I think in my head I was expecting this to be more like a nonfiction Left Neglected, talking about an obscure brain injury from the insider's view. What was unexpected was how much research Ms. Birnbaum did and how that was sprinkled throughout the book. Some of the research seemed overly wonky, but as there's very little research at all on the sense of smell, naturally some works she'd read would have to be academic. She is now a journalist (not spoiling anything you can't learn from the author bio) so it makes sense that she thoroughly researched her condition, and as much as I love obscure facts, those were the bits I had to get through to get back to the memoir parts, which I did like more.

Also in this book the author seems very young. Yes, she is young - the car accident happened when she was 23 - but I wish a little bit of the early-20s entitlement had been scrubbed from the book by the editor first. Such as when working at her first job at a restaurant, she marvels that she can't sleep when she wants and just sit around a library all day. I wanted to say to her "no shit, and that would be the case with any job, it's not particular to restaurants." While flaws often make the narrator more sympathetic, in this case her naivete made her seem a little bit snobbish (and I say this as a privileged white kid who went to an excellent college myself. If I wrote a memoir at her age I hope to God my editor would have thoroughly excised all such references.) That said, it's a minor quibble of an otherwise enjoyable memoir.

You wouldn't think losing your sense of smell would be so impactful, but it truly is. Most people who lose it also lose a great deal of weight and even become malnourished and depressed.

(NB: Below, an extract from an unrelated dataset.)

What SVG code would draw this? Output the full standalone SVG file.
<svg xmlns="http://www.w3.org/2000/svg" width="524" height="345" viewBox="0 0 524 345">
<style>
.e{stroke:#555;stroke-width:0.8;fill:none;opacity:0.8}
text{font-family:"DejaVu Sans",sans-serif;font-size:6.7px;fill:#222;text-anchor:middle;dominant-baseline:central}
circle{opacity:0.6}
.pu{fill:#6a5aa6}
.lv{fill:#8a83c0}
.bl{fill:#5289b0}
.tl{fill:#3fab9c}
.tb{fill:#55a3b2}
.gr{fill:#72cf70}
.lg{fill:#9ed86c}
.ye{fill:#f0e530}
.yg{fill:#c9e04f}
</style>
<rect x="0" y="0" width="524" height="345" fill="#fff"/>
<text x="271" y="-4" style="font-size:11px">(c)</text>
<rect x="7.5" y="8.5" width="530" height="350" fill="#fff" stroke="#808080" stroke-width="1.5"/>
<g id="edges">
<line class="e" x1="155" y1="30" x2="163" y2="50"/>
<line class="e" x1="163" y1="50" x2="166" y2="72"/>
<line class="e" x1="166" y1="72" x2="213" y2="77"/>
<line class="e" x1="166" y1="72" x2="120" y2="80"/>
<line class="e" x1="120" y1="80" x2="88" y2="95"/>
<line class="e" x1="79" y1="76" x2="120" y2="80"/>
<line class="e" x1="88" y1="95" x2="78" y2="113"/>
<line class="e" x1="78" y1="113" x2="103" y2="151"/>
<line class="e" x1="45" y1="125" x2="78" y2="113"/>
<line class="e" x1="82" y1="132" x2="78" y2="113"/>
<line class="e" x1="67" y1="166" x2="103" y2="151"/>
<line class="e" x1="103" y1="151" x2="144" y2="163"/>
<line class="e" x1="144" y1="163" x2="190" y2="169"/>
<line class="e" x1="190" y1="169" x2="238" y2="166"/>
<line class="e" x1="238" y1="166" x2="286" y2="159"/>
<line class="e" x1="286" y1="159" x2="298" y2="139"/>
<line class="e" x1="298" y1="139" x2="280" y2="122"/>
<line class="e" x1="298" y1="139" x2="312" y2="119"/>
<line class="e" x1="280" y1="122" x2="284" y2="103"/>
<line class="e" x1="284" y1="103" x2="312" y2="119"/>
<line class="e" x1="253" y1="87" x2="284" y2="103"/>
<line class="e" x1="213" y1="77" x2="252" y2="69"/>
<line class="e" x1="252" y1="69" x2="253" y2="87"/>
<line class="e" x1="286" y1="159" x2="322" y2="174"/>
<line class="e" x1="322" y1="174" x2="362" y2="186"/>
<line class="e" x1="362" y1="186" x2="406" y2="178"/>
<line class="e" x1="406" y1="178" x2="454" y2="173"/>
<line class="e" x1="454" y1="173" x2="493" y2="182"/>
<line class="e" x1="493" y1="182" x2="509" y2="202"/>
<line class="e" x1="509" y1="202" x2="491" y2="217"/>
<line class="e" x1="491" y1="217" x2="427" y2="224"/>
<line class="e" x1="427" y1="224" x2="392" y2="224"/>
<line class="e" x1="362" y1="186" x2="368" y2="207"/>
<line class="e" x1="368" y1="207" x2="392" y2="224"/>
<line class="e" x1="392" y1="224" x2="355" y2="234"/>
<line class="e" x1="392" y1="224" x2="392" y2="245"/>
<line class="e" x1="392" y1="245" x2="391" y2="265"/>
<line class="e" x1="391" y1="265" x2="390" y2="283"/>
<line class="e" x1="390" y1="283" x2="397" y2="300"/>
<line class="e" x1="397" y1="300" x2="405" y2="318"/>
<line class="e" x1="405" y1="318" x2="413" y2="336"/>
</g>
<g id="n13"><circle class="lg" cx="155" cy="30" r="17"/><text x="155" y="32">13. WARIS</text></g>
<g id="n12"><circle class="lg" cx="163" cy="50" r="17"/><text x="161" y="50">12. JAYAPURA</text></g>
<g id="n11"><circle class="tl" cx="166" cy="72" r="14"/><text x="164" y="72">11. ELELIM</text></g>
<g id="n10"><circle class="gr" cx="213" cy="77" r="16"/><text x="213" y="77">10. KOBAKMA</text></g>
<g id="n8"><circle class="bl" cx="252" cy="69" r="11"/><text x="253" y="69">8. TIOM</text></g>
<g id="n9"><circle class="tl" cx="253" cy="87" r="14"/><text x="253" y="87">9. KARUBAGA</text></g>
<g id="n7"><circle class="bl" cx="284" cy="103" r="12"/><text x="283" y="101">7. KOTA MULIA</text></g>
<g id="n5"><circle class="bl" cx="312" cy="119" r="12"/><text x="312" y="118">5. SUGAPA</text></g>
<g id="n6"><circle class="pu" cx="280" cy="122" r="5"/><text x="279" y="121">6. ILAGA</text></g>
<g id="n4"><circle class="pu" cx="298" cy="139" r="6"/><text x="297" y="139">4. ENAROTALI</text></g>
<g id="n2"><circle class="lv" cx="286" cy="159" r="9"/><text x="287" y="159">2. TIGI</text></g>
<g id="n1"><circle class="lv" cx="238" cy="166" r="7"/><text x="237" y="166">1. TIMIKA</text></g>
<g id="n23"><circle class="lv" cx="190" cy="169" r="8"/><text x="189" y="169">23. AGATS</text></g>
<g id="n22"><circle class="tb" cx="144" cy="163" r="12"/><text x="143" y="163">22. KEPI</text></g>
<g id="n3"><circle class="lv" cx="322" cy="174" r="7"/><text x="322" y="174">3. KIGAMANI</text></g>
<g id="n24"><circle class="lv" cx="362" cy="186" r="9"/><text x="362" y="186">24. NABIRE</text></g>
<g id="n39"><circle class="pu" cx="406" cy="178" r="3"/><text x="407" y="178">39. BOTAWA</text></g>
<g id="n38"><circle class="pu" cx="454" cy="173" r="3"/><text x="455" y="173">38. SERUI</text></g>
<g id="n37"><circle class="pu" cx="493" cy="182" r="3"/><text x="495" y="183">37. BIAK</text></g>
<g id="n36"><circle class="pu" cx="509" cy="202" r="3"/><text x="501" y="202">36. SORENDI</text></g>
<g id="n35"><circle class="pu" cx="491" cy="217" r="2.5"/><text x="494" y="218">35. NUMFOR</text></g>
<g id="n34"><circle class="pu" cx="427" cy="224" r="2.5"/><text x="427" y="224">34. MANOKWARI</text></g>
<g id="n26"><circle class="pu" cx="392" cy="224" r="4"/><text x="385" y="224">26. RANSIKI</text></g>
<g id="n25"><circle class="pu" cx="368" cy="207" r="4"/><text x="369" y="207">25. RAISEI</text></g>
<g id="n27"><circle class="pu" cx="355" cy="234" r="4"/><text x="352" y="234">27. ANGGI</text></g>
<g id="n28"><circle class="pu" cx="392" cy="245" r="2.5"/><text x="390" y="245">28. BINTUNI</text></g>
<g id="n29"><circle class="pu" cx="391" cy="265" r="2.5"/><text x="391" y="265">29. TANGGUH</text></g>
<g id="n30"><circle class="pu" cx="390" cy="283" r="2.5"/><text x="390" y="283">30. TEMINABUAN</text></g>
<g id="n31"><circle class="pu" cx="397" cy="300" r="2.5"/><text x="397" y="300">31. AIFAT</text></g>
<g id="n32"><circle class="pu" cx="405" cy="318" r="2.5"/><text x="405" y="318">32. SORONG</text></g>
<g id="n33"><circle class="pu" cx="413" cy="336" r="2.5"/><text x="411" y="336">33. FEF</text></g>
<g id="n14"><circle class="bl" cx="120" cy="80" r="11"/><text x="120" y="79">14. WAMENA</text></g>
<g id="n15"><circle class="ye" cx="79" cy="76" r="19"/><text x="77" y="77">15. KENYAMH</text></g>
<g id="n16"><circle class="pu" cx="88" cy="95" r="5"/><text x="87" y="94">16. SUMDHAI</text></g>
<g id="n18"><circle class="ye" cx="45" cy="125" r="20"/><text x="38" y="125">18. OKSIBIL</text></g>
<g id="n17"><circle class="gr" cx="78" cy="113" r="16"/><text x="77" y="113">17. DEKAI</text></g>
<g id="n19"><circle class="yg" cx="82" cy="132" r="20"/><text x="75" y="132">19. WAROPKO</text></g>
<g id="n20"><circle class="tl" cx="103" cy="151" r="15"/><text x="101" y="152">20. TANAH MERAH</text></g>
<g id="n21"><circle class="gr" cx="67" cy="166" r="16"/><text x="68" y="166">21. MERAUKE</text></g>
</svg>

It's not just that food doesn't have a taste anymore - some foods up to 90% of the taste is actually in the smell - it tastes like sawdust. It tastes fairly bad. Can you imagine forcing yourself to eat a pile of sawdust? And then doing that again and again and again? My boyfriend says that food is just fuel and he'd have no problem with it but since he's currently reading a book all about bananas, his favorite food, I think he's full of it.

But for Molly, the real trauma is having to come up with a new plan, a new identity for herself, one that doesn't involve her becoming a chef or even cooking at home much. In that regard, I think this book is actually a perfect gift for a college senior, as many, many kids have to go through that recalibration in the first few years out of college for a variety of reasons - hopefully not many for as traumatic a cause. And Molly does push through and she does remake her life.

I read this book very fast, and it was hopeful and light, and made me very hungry and made me go around sniffing all sorts of things for days afterwards. After all, it isn't only food that smells. I love the smell right before it rains, and the smell of clean clothes (Tide and Bounce) and fresh-cut grass and the smell outside right now as it's turning to fall and the air smells of dry leaves and a little hint of smoke. Ahhh.

I bought this book at a Borders GOOB sale.

2 comments:

christa @ mental foodie said...

I have an ARC of this book, I need to finish it. I started, but wasn't in the mood to read a memoir (well, I was, but like you said, this has a lot of research compared to the typical memoir and I wasn't in the mood to read that much technical stuff).

Kristen said...

I have been wondering if this book would be any good, and maybe I will read it once I get through some books in my TBR pile. It sounds interesting and I can't imagine living with no sense of smell.